Ana Geislerová's rise to national fame began at the early age of fourteen when she debuted in Filip Renc's Requiem for a Doll (1991). Since then, the country has followed her career closely, watching her metamorphose into the Czech Republic's most recognized celebrity on the small and silver screen. Her numerous acting credits include Academy Award winner Jan Sverak's Ride (1994) as well as the film adaptation of Michael Viewegh's internationally acclaimed novel Bringing up Girls in Bohemia (1997). Most recently, she starred in Zelary, a film dealing with human tragedy and identity during the Second World War. Not only a success domestically with a staggering 400,000 tickets sold, it also managed to garner a nomination for Best Foreign Language Film at this year's Academy Awards. Last month, at the Czech film awards, Ana Geislerova won a lion for her role in Zelary in the best actress category.
PRAGUE COMPASS: Imagination is an essential part of an actor's stock-in-trade. What do you see when you imagine yourself ten years from now? I don't mean just physically, but your general situation.
ANA GEISLEROVÁ: I can see myself with beautiful silicon-filled lips and the whole package, a pool, a Martini and my adorable daughter who is maintaining my lifestyle by starring in children's commercials...
PC: What do you think an actor needs to be successful at an international level?
ANA: I have no idea, but you have to be able to speak foreign languages, or languages.
PC: And do you?
ANA: I can speak Czech and English and I'm very good at pretending to speak German. It definitely gives me an advantage, and I want to communicate, which is also essential.
PC: Which of the international stars do you think has the most acting talent?
ANA: I think Johnny Depp has a special status. He's popular both in Europe and the States. He can make independent and intellectual movies while the same time he was the Walt Disney Studios biggest box office draw ever in "Pirates of the Caribbean". That's quite an exceptional position to be in.
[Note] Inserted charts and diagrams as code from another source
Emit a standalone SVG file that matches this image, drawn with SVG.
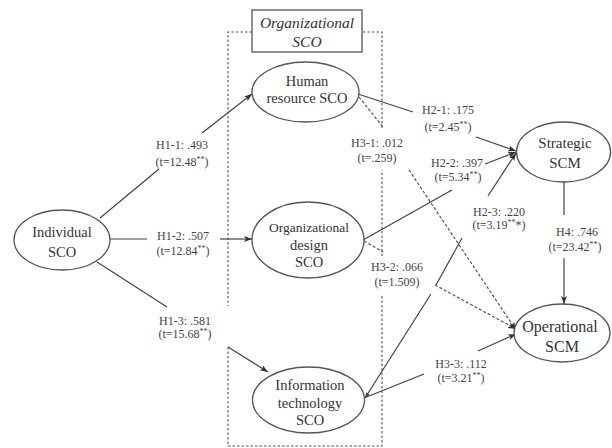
<svg xmlns="http://www.w3.org/2000/svg" width="612" height="448" viewBox="0 0 612 448">
<defs>
<marker id="arr" markerWidth="9" markerHeight="7" refX="8" refY="3.5" orient="auto" markerUnits="userSpaceOnUse">
<path d="M0,0.5 L8,3.5 L0,6.5 L2,3.5 z" fill="#333"/>
</marker>
<marker id="arrs" markerWidth="6" markerHeight="5" refX="5.5" refY="2.5" orient="auto" markerUnits="userSpaceOnUse">
<path d="M0,0.5 L5.5,2.5 L0,4.5 z" fill="#444"/>
</marker>
<style>
.bg{fill:#fff}
.ell{fill:#fff;stroke:#555;stroke-width:1.3}
.nt{font-family:"Liberation Serif","Times New Roman",serif;font-size:14.5px;fill:#333;text-anchor:middle}
.lt{font-family:"Liberation Serif","Times New Roman",serif;font-size:12px;fill:#444;text-anchor:middle}
.sup{font-size:8px}
.ttl{font-family:"Liberation Serif","Times New Roman",serif;font-size:15.5px;font-style:italic;fill:#333;text-anchor:middle}
.c{stroke:#444;stroke-width:1.2;fill:none}
.d{stroke:#555;stroke-width:1.2;fill:none;stroke-dasharray:3,2}
.box{stroke:#555;stroke-width:1.1;fill:none;stroke-dasharray:2.5,2}
</style>
</defs>
<rect class="bg" x="0" y="0" width="612" height="448"/>

<g id="org-group">
<path class="box" d="M252,32 H228 V306 M228,347 V446 H382 V294 M382,256 V170 M382,128 V32 H362"/>
<rect x="252" y="10" width="110" height="42" fill="#fff" stroke="#555" stroke-width="1.3"/>
<text class="ttl" x="307" y="28">Organizational</text>
<text class="ttl" x="307" y="47">SCO</text>
</g>

<g id="connectors">
<line class="c" x1="100" y1="218" x2="159" y2="169"/>
<line class="c" x1="202" y1="133" x2="252" y2="94" marker-end="url(#arr)"/>
<line class="c" x1="110" y1="239" x2="147" y2="239"/>
<line class="c" x1="220" y1="239" x2="252" y2="239" marker-end="url(#arr)"/>
<line class="c" x1="97" y1="262" x2="167" y2="307"/>
<line class="c" x1="228" y1="347" x2="268" y2="372" marker-end="url(#arr)"/>
<line class="c" x1="358" y1="94" x2="413" y2="112"/>
<line class="c" x1="476" y1="137" x2="516" y2="151" marker-end="url(#arr)"/>
<line class="c" x1="363" y1="240" x2="452" y2="190"/>
<line class="c" x1="485" y1="164" x2="516" y2="152" marker-end="url(#arr)"/>
<line class="c" x1="431" y1="294" x2="365" y2="398" marker-end="url(#arrs)"/>
<line class="c" x1="436" y1="285" x2="462" y2="238"/>
<line class="c" x1="488" y1="196" x2="516" y2="153" marker-end="url(#arr)"/>
<line class="d" x1="359" y1="97" x2="383" y2="127"/>
<line class="d" x1="409" y1="170" x2="516" y2="330" marker-end="url(#arr)"/>
<line class="d" x1="364" y1="241" x2="383" y2="252"/>
<line class="d" x1="435" y1="285" x2="516" y2="329" marker-end="url(#arr)"/>
<line class="c" x1="364" y1="398" x2="424" y2="374"/>
<line class="c" x1="478" y1="351" x2="516" y2="334" marker-end="url(#arr)"/>
<line class="c" x1="564" y1="182" x2="564" y2="215"/>
<line class="c" x1="564" y1="258" x2="564" y2="304" marker-end="url(#arr)"/>
</g>

<g id="labels">
<text class="lt" x="182" y="149">H1-1: .493</text>
<text class="lt" x="182" y="166">(t=12.48<tspan class="sup" dy="-4">**</tspan><tspan dy="4">)</tspan></text>
<text class="lt" x="183" y="240">H1-2: .507</text>
<text class="lt" x="183" y="255">(t=12.84<tspan class="sup" dy="-4">**</tspan><tspan dy="4">)</tspan></text>
<text class="lt" x="185" y="325">H1-3: .581</text>
<text class="lt" x="185" y="338">(t=15.68<tspan class="sup" dy="-4">**</tspan><tspan dy="4">)</tspan></text>
<text class="lt" x="448" y="114">H2-1: .175</text>
<text class="lt" x="448" y="131">(t=2.45<tspan class="sup" dy="-4">**</tspan><tspan dy="4">)</tspan></text>
<text class="lt" x="377" y="147">H3-1: .012</text>
<text class="lt" x="377" y="162">(t=.259)</text>
<text class="lt" x="457" y="167">H2-2: .397</text>
<text class="lt" x="458" y="181">(t=5.34<tspan class="sup" dy="-4">**</tspan><tspan dy="4">)</tspan></text>
<text class="lt" x="499" y="216">H2-3: .220</text>
<text class="lt" x="499" y="229">(t=3.19<tspan class="sup" dy="-4">**</tspan><tspan dy="4">*)</tspan></text>
<text class="lt" x="397" y="271">H3-2: .066</text>
<text class="lt" x="397" y="286">(t=1.509)</text>
<text class="lt" x="461" y="368">H3-3: .112</text>
<text class="lt" x="461" y="382">(t=3.21<tspan class="sup" dy="-4">**</tspan><tspan dy="4">)</tspan></text>
<text class="lt" x="577" y="236">H4: .746</text>
<text class="lt" x="575" y="251">(t=23.42<tspan class="sup" dy="-4">**</tspan><tspan dy="4">)</tspan></text>
</g>

<g id="individual-sco">
<ellipse class="ell" cx="62" cy="240" rx="48" ry="30"/>
<text class="nt" x="62" y="237">Individual</text>
<text class="nt" x="62" y="257">SCO</text>
</g>

<g id="human-resource-sco">
<ellipse class="ell" cx="305.5" cy="92" rx="53.5" ry="30"/>
<text class="nt" x="307" y="86">Human</text>
<text class="nt" x="307" y="103">resource SCO</text>
</g>

<g id="org-design-sco">
<ellipse class="ell" cx="308" cy="240" rx="56" ry="38"/>
<text class="nt" x="309" y="232" style="font-size:13.5px">Organizational</text>
<text class="nt" x="309" y="250">design</text>
<text class="nt" x="309" y="267">SCO</text>
</g>

<g id="it-sco">
<ellipse class="ell" cx="308.5" cy="400" rx="56" ry="33"/>
<text class="nt" x="310" y="390">Information</text>
<text class="nt" x="310" y="408">technology</text>
<text class="nt" x="310" y="425">SCO</text>
</g>

<g id="strategic-scm">
<ellipse class="ell" cx="563.5" cy="152" rx="47" ry="30"/>
<text class="nt" x="565" y="148" style="font-size:15px">Strategic</text>
<text class="nt" x="565" y="168" style="font-size:15px">SCM</text>
</g>

<g id="operational-scm">
<ellipse class="ell" cx="562" cy="333" rx="48" ry="29"/>
<text class="nt" x="560" y="332" style="font-size:16px">Operational</text>
<text class="nt" x="562" y="352" style="font-size:16px">SCM</text>
</g>
</svg>
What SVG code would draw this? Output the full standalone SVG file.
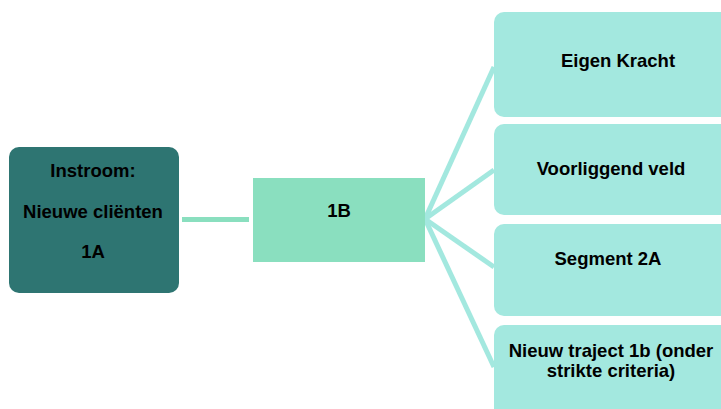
<svg xmlns="http://www.w3.org/2000/svg" width="721" height="409" viewBox="0 0 721 409">
<style>
text{font-family:"Liberation Sans",Arial,sans-serif;font-weight:bold;font-size:18.5px;fill:#000;text-anchor:middle}
.r{fill:#A3E8DF}
.c{stroke:#A3E8DF;stroke-width:5;fill:none}
</style>
<rect width="721" height="409" fill="#fff"/>
<g id="connectors">
<line x1="182" y1="219.5" x2="249" y2="219.5" stroke="#8ADFBF" stroke-width="5"/>
<line class="c" x1="425" y1="219" x2="494" y2="67"/>
<line class="c" x1="425" y1="219" x2="494" y2="170"/>
<line class="c" x1="425" y1="219" x2="494" y2="267"/>
<line class="c" x1="425" y1="219" x2="494" y2="367"/>
</g>
<g id="node-1A">
<rect x="9" y="147" width="170" height="146" rx="10" fill="#2E7572"/>
<text x="93" y="177">Instroom:</text>
<text x="93" y="218">Nieuwe cliënten</text>
<text x="93" y="258">1A</text>
</g>
<g id="node-1B">
<rect x="253" y="178" width="172" height="84" fill="#8ADFBF"/>
<text x="339" y="217">1B</text>
</g>
<g id="node-eigen">
<rect class="r" x="494" y="12" width="250" height="105" rx="10"/>
<text x="618" y="67">Eigen Kracht</text>
</g>
<g id="node-voorliggend">
<rect class="r" x="494" y="124" width="250" height="91" rx="10"/>
<text x="611" y="175">Voorliggend veld</text>
</g>
<g id="node-segment">
<rect class="r" x="494" y="224" width="250" height="92" rx="10"/>
<text x="608" y="265">Segment 2A</text>
</g>
<g id="node-nieuw">
<rect class="r" x="494" y="325" width="250" height="100" rx="10"/>
<text x="611" y="357" font-size="18">Nieuw traject 1b (onder</text>
<text x="611" y="377" font-size="18">strikte criteria)</text>
</g>
</svg>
He's not really my type, he's too short, but I admire his qualities.
PC: Which actor or actress have you enjoyed working with the most? Why?
ANA: I had a wonderful experience recently, working with the Hungarian, Czerhalmi because we didn't talk at all, we were like two Indians in the wilderness, which was great for our work, but that was an exceptional situation. I also love working with Tatiana Vilhelmová, but that's anything but a quiet experience!
PC: Which actor or actress would you like to work with the most?
ANA: Benitio del Torro, Nikole Kidman, Jarda Plesel! Petra Špalková and Stivínka, Ivan Trojan, Roman Zach, Natalka Drabišcaková ... and I could go on!
PC: Which director keeps you awake at night?
ANA: David Lynch, Aki Kaurismaki, Gonzales Inarittu ... and Ondra Trojan. I've got jet lag because of the Oscars and I can't get to sleep.
PC: Zelary is now the crowning glory of contemporary Czech cinematography. A strong storyline and a great cast are obviously the main attributes that contributed to the high quality of the movie. Is there anything you would change in the picture?
ANA: I always wanted a scene where I would ride a beautiful white horse, with pink rosebuds falling down from the sky and angels flying around, but they never shot it. I think it should have been in there somewhere, I don't care whether it has anything to do with the plot, I would have looked good in it.
PC: Are you ever afraid?
PC: What are you most often afraid of?
ANA: The dark. And people and weighing myself after Christmas.
PC: Who was with you on a day that changed the course of your life?
ANA: Probably my mother and the doctor who delivered me. But I don't have even the faintest memory of that. The other person was my classmate, Alenka, whom I've known since kindergarten, who sent me for an audition and never showed up herself, and that was when Ondra Trojan put me in front of the camera.
PC: Can you describe that day?
ANA: I can't really remember it, but Ondra says that I was horribly obstinate and refused to cooperate so he sent me away, and then as soon as he got home he realized that I was absolutely right for the role. I can only remember that I was mainly interested in the boys, especially Jirka Strach and Vašek Chalupa, and later on we all became best friends.
PC: What do you most frequently dream about?
ANA: It's a classic. I'm walking naked in a public place and I'm embarrassed. Or else I'm flying and I'm embarrassed.
PC: When were you most happy?
ANA: I'm always happy in my own way.
PC: When were you most sad?
ANA: I'm always sad in my own way.
PC: What do you do when you aren't filming?
ANA: I hang around, read, write, eat.
PC: Who do you mostly do it with?
ANA: A stupid question deserves a stupid question: What?
PC: Is there anything you would die for?
ANA: For life, for my family.
PC: What projects are you currently working on?
ANA: I'm writing the memoirs of a model. She doesn't have anything to remember and I can't write, it's what they now call a "controversial" piece. I'm also shooting a movie called "Neco jako štestí" (Something like luck) with Bohdan Sláma, as well as a British-Czech comedy, "Shut up and Shoot me!" and a detective story, "Tajné sny" (Secret dreams) with Juraj Herez. I'm also involved in the Prague Cow Parade project.